Once again, I’d like to welcome back Maureen Carruthers (pictured at left).  Maureen is a non-profit consultant, and the force behind the excellent blog “Low Hanging Fruit Communication” which covers many topics including social media for non-profits.

Maureen’s goal is to help nonprofit leaders reach their right people more quickly so their organizations have a greater impact,  She has over ten years experience working in and around nonprofit organizations, most recently as the Workforce Development Program Manager for the Dayton Tooling and Manufacturing Association, where she managed a robot competition based on the BattleBots television series. Previously, she managed the Orchestra Forum program for the Institute for Cultural Policy and Practice and served as House Manager for the Delaware Theatre Company.

I have spent some time on Maureen’s blog, and I highly recommend you check her site out.  I learned a lot!  You can even sign up for Maureen’s free e-class and newsletter.

I want to extend a warm thank you to Maureen for sharing her time and wisdom with us.  We hope to see her back here at Step By Step many more times!

Open Letter from a Potential Donor

One of my friends posted this to Facebook last week:

Dear Various Charities, Do not send us mail more than once a year if at all. Do not include stickers, address labels, a penny, a miniature plastic crutch (WTF?), etc. You are wasting resources, even if donated to you by businesses that will write of their efforts. Furthermore: Do not put pictures of abused people and children on the envelopes. I have a stomach for removing fly eggs from a baby animal's eyes, but that doesn't mean I wish to stomach grotesques as I sift through each day's mail. One time offer: the first charity to send me one letter making it's plea and promising to never contact me again will win a monthly withdrawal (though small) from my bank account to last until your cause is solved, you are proved a fraud, or I die.

When I read it, two parts of my personality had a little fight about what it meant.

My donor self was jumping up and down, screaming “AMEN!”  I give $25.00 to almost every cause that comes across my Facebook wall and get a real thrill out of being able to give more substantial donations to more organizations as my income level rises.  I love giving to causes that are important to my friends.  While I’d be receptive to a personal ask from an organization that took time to get to know me and what I care about, impersonal mailings and telemarketing style phone calls are a huge, personal turn off.

On the other hand, my nonprofit professional self knows these fundraising techniques are prevalent not only because they work, but because even though I don’t like them, they provide some people exactly what they need to feel good about making a donation.
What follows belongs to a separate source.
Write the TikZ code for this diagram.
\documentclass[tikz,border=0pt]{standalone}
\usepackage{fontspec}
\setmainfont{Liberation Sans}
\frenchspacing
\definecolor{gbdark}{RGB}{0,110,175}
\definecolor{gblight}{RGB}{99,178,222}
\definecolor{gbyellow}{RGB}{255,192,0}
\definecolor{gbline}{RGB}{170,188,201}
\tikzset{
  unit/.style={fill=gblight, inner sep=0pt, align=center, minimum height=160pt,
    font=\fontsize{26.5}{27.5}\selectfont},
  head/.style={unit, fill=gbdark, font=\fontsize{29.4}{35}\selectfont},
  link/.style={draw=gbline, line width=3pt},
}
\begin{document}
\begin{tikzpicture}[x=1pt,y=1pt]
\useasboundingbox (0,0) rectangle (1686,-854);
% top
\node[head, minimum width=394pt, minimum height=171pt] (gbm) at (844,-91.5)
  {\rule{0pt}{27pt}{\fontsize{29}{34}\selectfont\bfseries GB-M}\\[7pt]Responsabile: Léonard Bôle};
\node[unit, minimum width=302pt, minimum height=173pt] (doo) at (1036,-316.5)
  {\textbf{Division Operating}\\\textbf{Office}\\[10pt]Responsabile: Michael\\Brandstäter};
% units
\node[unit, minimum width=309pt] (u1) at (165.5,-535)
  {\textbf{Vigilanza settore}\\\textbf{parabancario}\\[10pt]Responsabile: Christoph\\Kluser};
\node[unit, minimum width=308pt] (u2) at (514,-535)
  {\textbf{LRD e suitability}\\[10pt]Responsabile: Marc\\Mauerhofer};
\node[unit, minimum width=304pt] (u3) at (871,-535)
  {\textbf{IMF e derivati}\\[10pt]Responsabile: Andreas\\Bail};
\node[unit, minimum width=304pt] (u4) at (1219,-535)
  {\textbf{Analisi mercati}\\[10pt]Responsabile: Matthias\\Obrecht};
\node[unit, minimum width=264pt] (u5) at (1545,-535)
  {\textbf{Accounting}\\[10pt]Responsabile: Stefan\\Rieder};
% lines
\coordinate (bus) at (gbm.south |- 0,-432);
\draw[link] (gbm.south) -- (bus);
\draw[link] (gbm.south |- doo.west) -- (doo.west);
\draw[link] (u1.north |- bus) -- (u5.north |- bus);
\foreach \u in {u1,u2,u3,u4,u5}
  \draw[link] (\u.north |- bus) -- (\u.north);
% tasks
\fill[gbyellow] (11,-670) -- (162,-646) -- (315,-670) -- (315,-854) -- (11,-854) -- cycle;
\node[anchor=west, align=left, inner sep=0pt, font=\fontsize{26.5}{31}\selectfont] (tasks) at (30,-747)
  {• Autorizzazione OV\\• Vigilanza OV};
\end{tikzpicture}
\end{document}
The more I think about it, the more I realize the needs and preferences of donors like me are diametrically opposed to the needs and preferences of the (currently) typical nonprofit donor.

I like to discover new organizations on my own or through my friends, and then read as much as I can about the organization (from their perspective, and from the perspective of other donors) on-line.  I might subscribe to an e-newsletter, but I don’t read direct mail appeals (except as research). I won’t provide a phone number, and I’ll only make a donation if I can do so quickly and easily on-line.
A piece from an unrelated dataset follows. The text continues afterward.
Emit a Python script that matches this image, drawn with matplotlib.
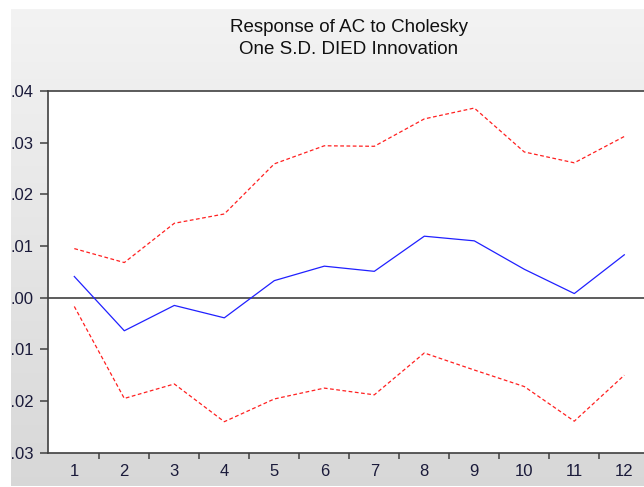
import numpy as np
import matplotlib
matplotlib.use("Agg")
import matplotlib.pyplot as plt
from matplotlib.patches import Rectangle

periods = list(range(1, 13))
response = [0.0041, -0.0064, -0.0015, -0.0039, 0.0033, 0.0061,
            0.0051, 0.0119, 0.0110, 0.0055, 0.0008, 0.0083]
upper = [0.0095, 0.0068, 0.0144, 0.0162, 0.0259, 0.0294,
         0.0293, 0.0346, 0.0367, 0.0282, 0.0261, 0.0312]
lower = [-0.0017, -0.0195, -0.0167, -0.0240, -0.0196, -0.0175,
         -0.0188, -0.0107, -0.0140, -0.0172, -0.0239, -0.0150]
yticks = [-0.03, -0.02, -0.01, 0.00, 0.01, 0.02, 0.03, 0.04]
title_lines = ["Response of AC to Cholesky", "One S.D. DIED Innovation"]

plt.rcParams['font.family'] = ['Liberation Sans', 'DejaVu Sans']

W, H = 644, 487
fig = plt.figure(figsize=(W / 100, H / 100), dpi=100)
fig.patch.set_facecolor('white')

# gradient background
bg = fig.add_axes([0, 0, 1, 1], zorder=-5)
grad = np.linspace(0, 1, 256).reshape(-1, 1)
top_c = np.array([0.955, 0.955, 0.955])
bot_c = np.array([0.845, 0.845, 0.845])
img = top_c[None, None, :] * (1 - grad[:, :, None]) + bot_c[None, None, :] * grad[:, :, None]
bg.imshow(img, aspect='auto', extent=[0, 1, 0, 1], origin='upper')
bg.set_xlim(0, 1)
bg.set_ylim(0, 1)
bg.axis('off')

left_px, right_px = 47.8, 649.3
top_px, bot_px = 91.0, 452.7
ax = fig.add_axes([left_px / W, 1 - bot_px / H, (right_px - left_px) / W, (bot_px - top_px) / H])
ax.set_facecolor('white')

ax.plot(periods, response, color='#2020ff', lw=0.9, zorder=3)
ax.plot(periods, upper, color='#ff2020', lw=0.9, linestyle=(0, (3, 2)), zorder=3)
ax.plot(periods, lower, color='#ff2020', lw=0.9, linestyle=(0, (3, 2)), zorder=3)
ax.axhline(0, color='#303030', lw=1.1, zorder=2)

ax.set_xlim(0.47, 12.5)
ax.set_ylim(-0.03, 0.04)

ax.set_yticks(yticks)
def fmt(v):
    s = f"{v:.2f}"
    s = s.replace("0.", ".")
    return s
ax.set_yticklabels([fmt(v) for v in yticks])

ax.set_xticks([p + 0.5 for p in periods[:-1]])
ax.set_xticklabels([])
ax.set_xticks(periods, minor=True)
ax.set_xticklabels([str(p) for p in periods], minor=True)
ax.tick_params(axis='x', which='major', direction='out', length=4, width=1.1, color='#404040')
ax.tick_params(axis='x', which='minor', length=0, pad=8, labelsize=12, labelcolor='#1a1a3a')
ax.tick_params(axis='y', direction='out', length=6, width=1.1, color='#404040', pad=4,
               labelsize=12, labelcolor='#1a1a3a')

for s in ax.spines.values():
    s.set_color('#404040')
    s.set_linewidth(1.2)

cx = (left_px + right_px) / 2 / W
fig.text(cx, 1 - 27 / H, title_lines[0], ha='center', va='center', fontsize=13.5, color='#111111')
fig.text(cx, 1 - 50 / H, title_lines[1], ha='center', va='center', fontsize=13.5, color='#111111')

# white border strips
for (x0, y0, w, h) in [(0, 0, 11, H), (0, H - 9, W, 9), (0, 0, W, 1.5)]:
    fig.patches.append(Rectangle((x0, y0), w, h, transform=None, facecolor='white',
                                 edgecolor='none', zorder=20))

fig.savefig("out.png", dpi=100)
On the other hand, every fundraiser on the planet will tell you the only reliable way to raise money is to ask people to give–and that one “touch” per year will rarely lead to a gift.   Research also shows while on-line giving is on the rise,  it still only accounted for 7.6% of all fundraising for nonprofit causes in 2010.  Which means if an organization were to fundraise in 2011 exclusively in ways that work for me, most of their donors would be unhappy.

But, as wise Muppets tell us, the current fundraising landscape is only “for now”  What works in 2011 will not work in 2021, and fundraising strategies don’t turn on a dime.
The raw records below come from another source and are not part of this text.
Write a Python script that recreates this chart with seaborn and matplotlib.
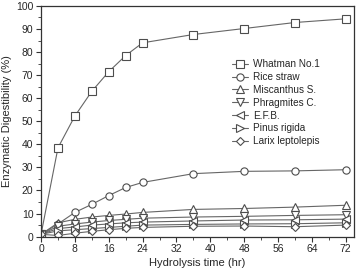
import numpy as np
import pandas as pd
import matplotlib
matplotlib.use('Agg')
import matplotlib.pyplot as plt
import seaborn as sns
from matplotlib.ticker import MultipleLocator

hours = [0, 4, 8, 12, 16, 20, 24, 36, 48, 60, 72]
whatman = [1.0, 38.5, 52.3, 63.0, 71.5, 78.5, 84.0, 87.6, 90.2, 92.8, 94.4]
rice_straw = [1.0, 5.5, 10.5, 14.0, 17.8, 21.3, 23.5, 27.3, 28.3, 28.5, 29.0]
miscanthus = [1.0, 6.0, 7.5, 8.5, 9.2, 9.8, 10.5, 11.8, 12.2, 12.8, 13.6]
phragmites = [1.0, 4.5, 5.5, 6.3, 7.0, 7.5, 8.0, 8.5, 8.8, 9.2, 9.5]
efb = [1.0, 3.5, 4.2, 5.0, 5.5, 6.0, 6.3, 6.8, 7.2, 7.3, 7.6]
pinus = [1.0, 2.5, 3.0, 3.5, 4.0, 4.5, 5.0, 5.3, 5.5, 5.6, 6.0]
larix = [1.0, 0.5, 1.5, 2.3, 3.0, 3.6, 4.0, 4.5, 4.6, 4.3, 5.0]

names = ['Whatman No.1', 'Rice straw', 'Miscanthus S.', 'Phragmites C.',
         'E.F.B.', 'Pinus rigida', 'Larix leptolepis']
series = [whatman, rice_straw, miscanthus, phragmites, efb, pinus, larix]
markers = ['s', 'o', '^', 'v', '<', '>', 'D']

sns.set_style('ticks')
plt.rcParams['font.family'] = ['Liberation Sans', 'DejaVu Sans']

fig = plt.figure(figsize=(3.57, 2.68), dpi=100)
ax = fig.add_axes([0.115, 0.117, 0.876, 0.861])

for name, vals, m in zip(names, series, markers):
    msize = 4.2 if m == 'D' else 5.2
    sns.lineplot(x=hours, y=vals, ax=ax, color='0.4', lw=0.8, marker=m,
                 markersize=msize, markerfacecolor='white', markeredgecolor='0.3',
                 markeredgewidth=0.8, label=name)

ax.set_xlim(0, 73.9)
ax.set_ylim(0, 100)
ax.xaxis.set_major_locator(MultipleLocator(8))
ax.xaxis.set_minor_locator(MultipleLocator(4))
ax.yaxis.set_major_locator(MultipleLocator(10))
ax.yaxis.set_minor_locator(MultipleLocator(5))
ax.tick_params(which='major', length=3.5, width=0.8, labelsize=7.5, pad=2, color='0.2')
ax.tick_params(which='minor', length=2, width=0.6, color='0.2')
for s in ax.spines.values():
    s.set_linewidth(0.9)
    s.set_color('0.2')
ax.set_xlabel('Hydrolysis time (hr)', fontsize=8, labelpad=2.5)
ax.set_ylabel('Enzymatic Digestibility (%)', fontsize=8, labelpad=3)

ax.legend(loc='upper left', bbox_to_anchor=(0.595, 0.79), frameon=False, fontsize=7.2,
          labelspacing=0.28, handlelength=1.6, handletextpad=0.45, borderpad=0)

fig.savefig('out.png', dpi=100)
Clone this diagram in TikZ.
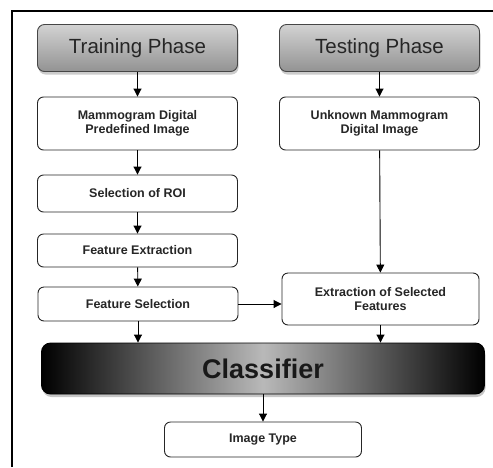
\documentclass[tikz,border=0pt]{standalone}
\usepackage{fontspec}
\setmainfont{Liberation Sans}
\usetikzlibrary{arrows.meta,shadows}

\begin{document}
\begin{tikzpicture}[x=1pt,y=-1pt,line width=0.9pt,
  phase/.style={draw=gray!55!black,rounded corners=7pt,top color=gray!35,bottom color=gray!85,
    drop shadow={shadow xshift=1pt,shadow yshift=-3pt,opacity=0.4},
    minimum width=200pt,minimum height=47pt,text=black!85,font=\fontsize{20.5}{24}\selectfont},
  stepbox/.style={draw=black!85,rounded corners=6pt,fill=white,minimum width=200pt,
    align=center,text=black!85,font=\fontsize{12.5}{14.5}\selectfont\bfseries},
  clsbox/.style={draw=black,rounded corners=9pt,left color=black,right color=black,middle color=gray!55,
    drop shadow={shadow xshift=1pt,shadow yshift=-3pt,opacity=0.45},
    minimum width=443pt,minimum height=51pt,text=black!90,font=\fontsize{27}{30}\selectfont\bfseries},
  arr/.style={-{Triangle[width=8pt,length=8pt]}}]
\useasboundingbox (0,0) rectangle (493,467);

% frame
\draw[line width=1.2pt] (12,467) -- (12,11) -- (493,11);

\node [phase] (train) at (137.5,48) {Training Phase};
\node [phase] (test) at (379.5,48) {Testing Phase};

\node [stepbox,minimum height=53pt] (mdp) at (137.5,123.5) {Mammogram Digital\\Predefined Image};
\node [stepbox,minimum height=53pt] (umd) at (379.5,123.5) {Unknown Mammogram\\Digital Image};
\node [stepbox,minimum height=37pt] (roi) at (137.5,193.5) {Selection of ROI};
\node [stepbox,minimum height=33pt] (fext) at (137.5,250.5) {Feature Extraction};
\node [stepbox,minimum height=34pt] (fsel) at (138,304) {Feature Selection};
\node [stepbox,minimum height=52pt,minimum width=197pt] (esf) at (380.5,299) {Extraction of Selected\\Features};

\node [clsbox] (cls) at (263,368.5) {Classifier};
\node [stepbox,minimum height=35pt,minimum width=197pt] (itype) at (263,439.5) {Image Type};

\draw[arr] (train) -- (mdp);
\draw[arr] (test) -- (umd);
\draw[arr] (mdp) -- (roi);
\draw[arr] (roi) -- (fext);
\draw[arr] (fext) -- (fsel);
\draw[arr] (umd) -- (esf);
\draw[arr] (fsel.east) -- (fsel.east -| esf.west);
\draw[arr] (fsel.south) -- (fsel.south |- cls.north);
\draw[arr] (esf.south) -- (esf.south |- cls.north);
\draw[arr] (cls) -- (itype);

\end{tikzpicture}
\end{document}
So what is a development director (or volunteer fundraiser) to do?

I don’t have the all the answers,  but I’d love to get a conversation started about what the path forward might hold.  To that end, I’ve shared some questions below to get us started.  I hope you’ll join me in the comment section to discuss them!

The Questions

  • Is it ok to use fundraising techniques donors profess to dislike, but that continue to work?
  • Are donors “reliable narrators” when it comes to reporting what inspires them to give?
  • How can we cultivate donors who are put off by traditional fundraising techniques, without risking our relationships with the donors who are comfortable with the way things are?
  • Would you accept a small, monthly donation from someone who stipulated you could never contact them again? Why or why not?
  • How do you develop a relationship with a donor who doesn’t want you to contact her?
  • Could you benefit from reaching out to people who may have less disposable income, but are approached by fewer organizations?

What questions does this conversation bring up for you?